Background: Following an acute coronary syndrome, combined CT and PET with F-NaF can identify coronary atherosclerotic plaques that have ruptured or eroded. However, the processes behind F-NaF uptake in vulnerable plaques remain unclear.
Methods And Results: Ten patients with STEMI were scanned after F-NaF injection, for 75 minutes in a Siemens PET/MR scanner using delayed enhancement (LGE). They were then scanned in a Siemens PET/CT scanner for 10 minutes. Tissue-to-background ratio (TBR) was compared between the culprit lesion in the IRA and remote non-culprit lesions in an effort to independently validate prior studies.
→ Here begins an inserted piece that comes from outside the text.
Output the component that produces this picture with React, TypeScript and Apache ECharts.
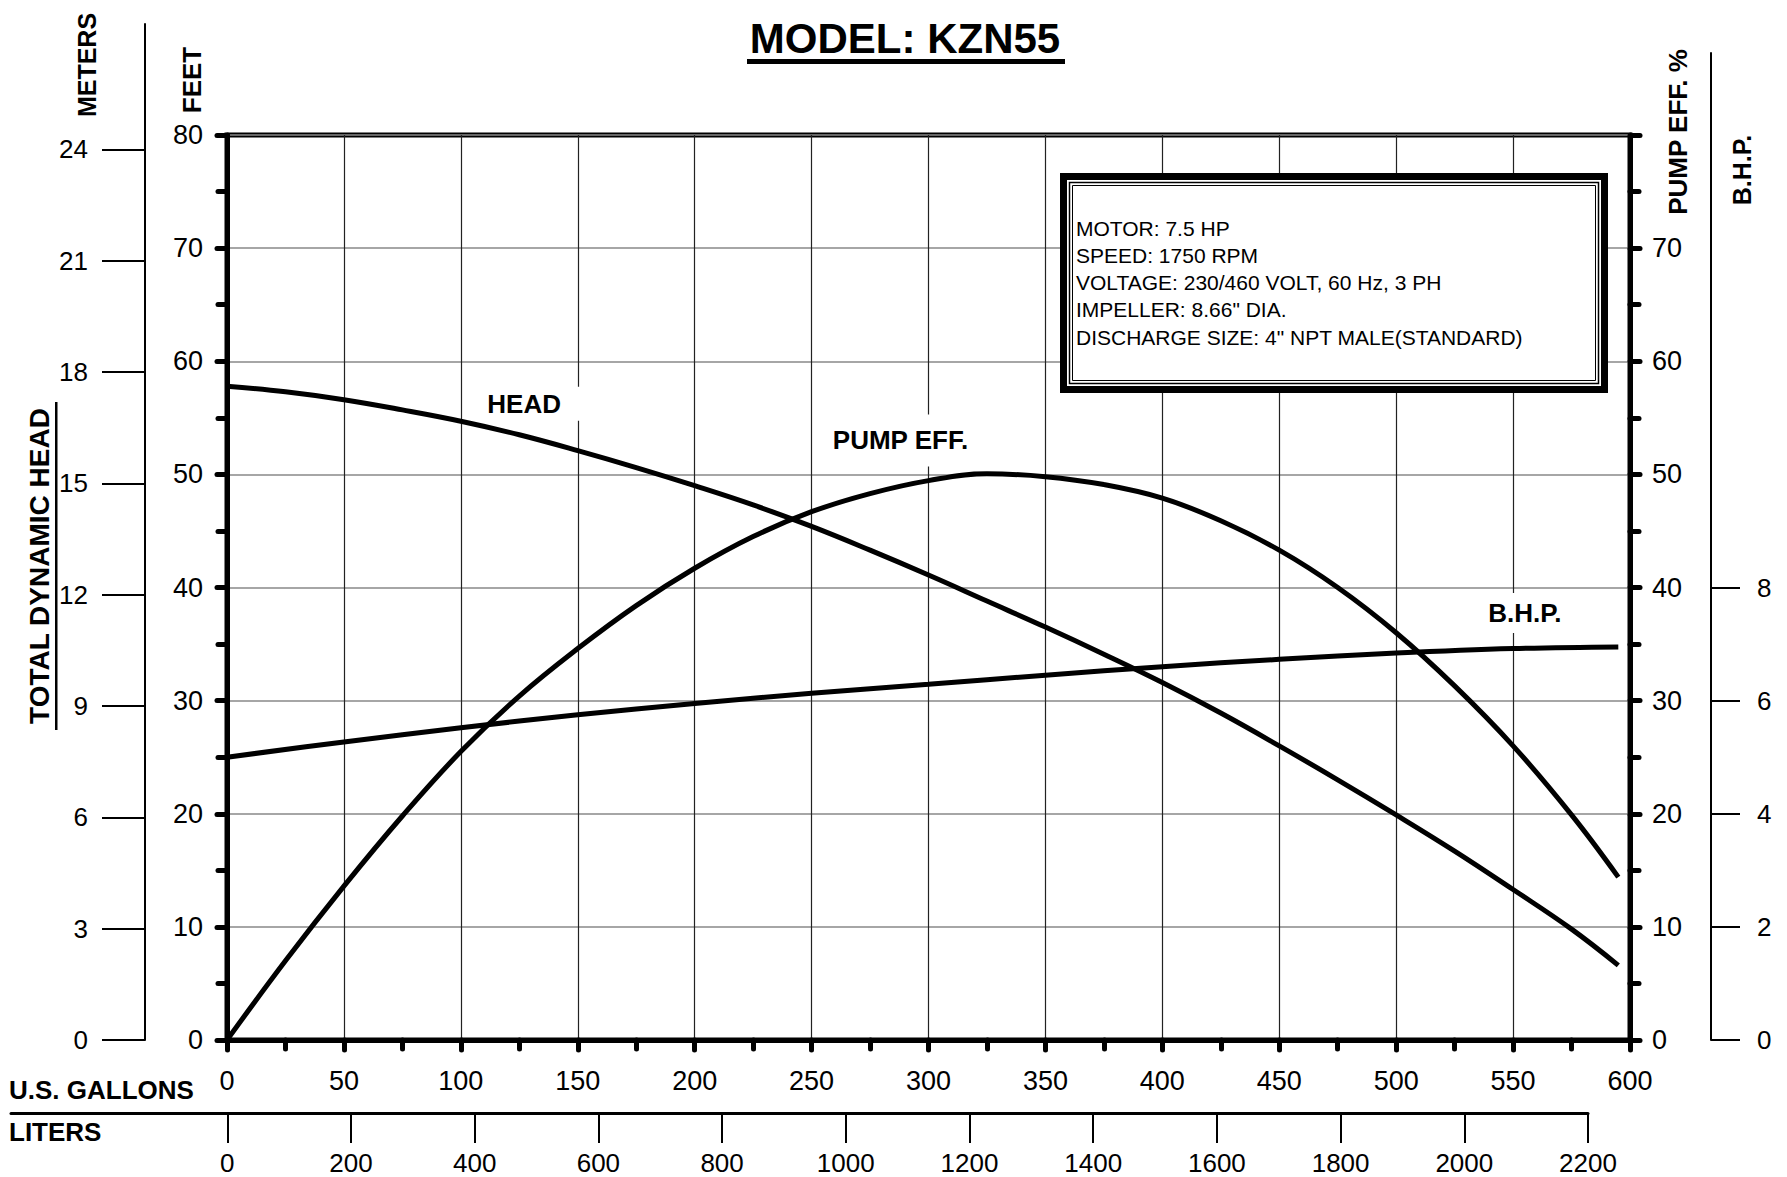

Additionally, we performed a proof-of-principle study comparing TBR in scar tissue and remote myocardium using LGE images and PET/MR or PET/CT data. From the 33 coronary lesions detected on PET/CT, TBRs for culprit lesions were higher than for non-culprit lesions (TBR = 2.11 ± 0.45 vs 1.46 ± 0.48; P < 0.001). Interestingly, the TBR measured on the PET/CT was higher for infarcted myocardium than for remote myocardium (TBR = 0.81 ± 0.10 vs 0.71 ± 0.05; P = 0.003). These results were confirmed using the PET/MR data (TBR = 0.81 ± 0.10 for scar, TBR = 0.71 ± 0.06 for healthy myocardium, P = 0.03).
Conclusions: We confirmed the potential of F-NaF PET/CT imaging to detect vulnerable coronary lesions. Moreover, we demonstrated proof-of-principle that F-NaF concurrently detects myocardial scar tissue.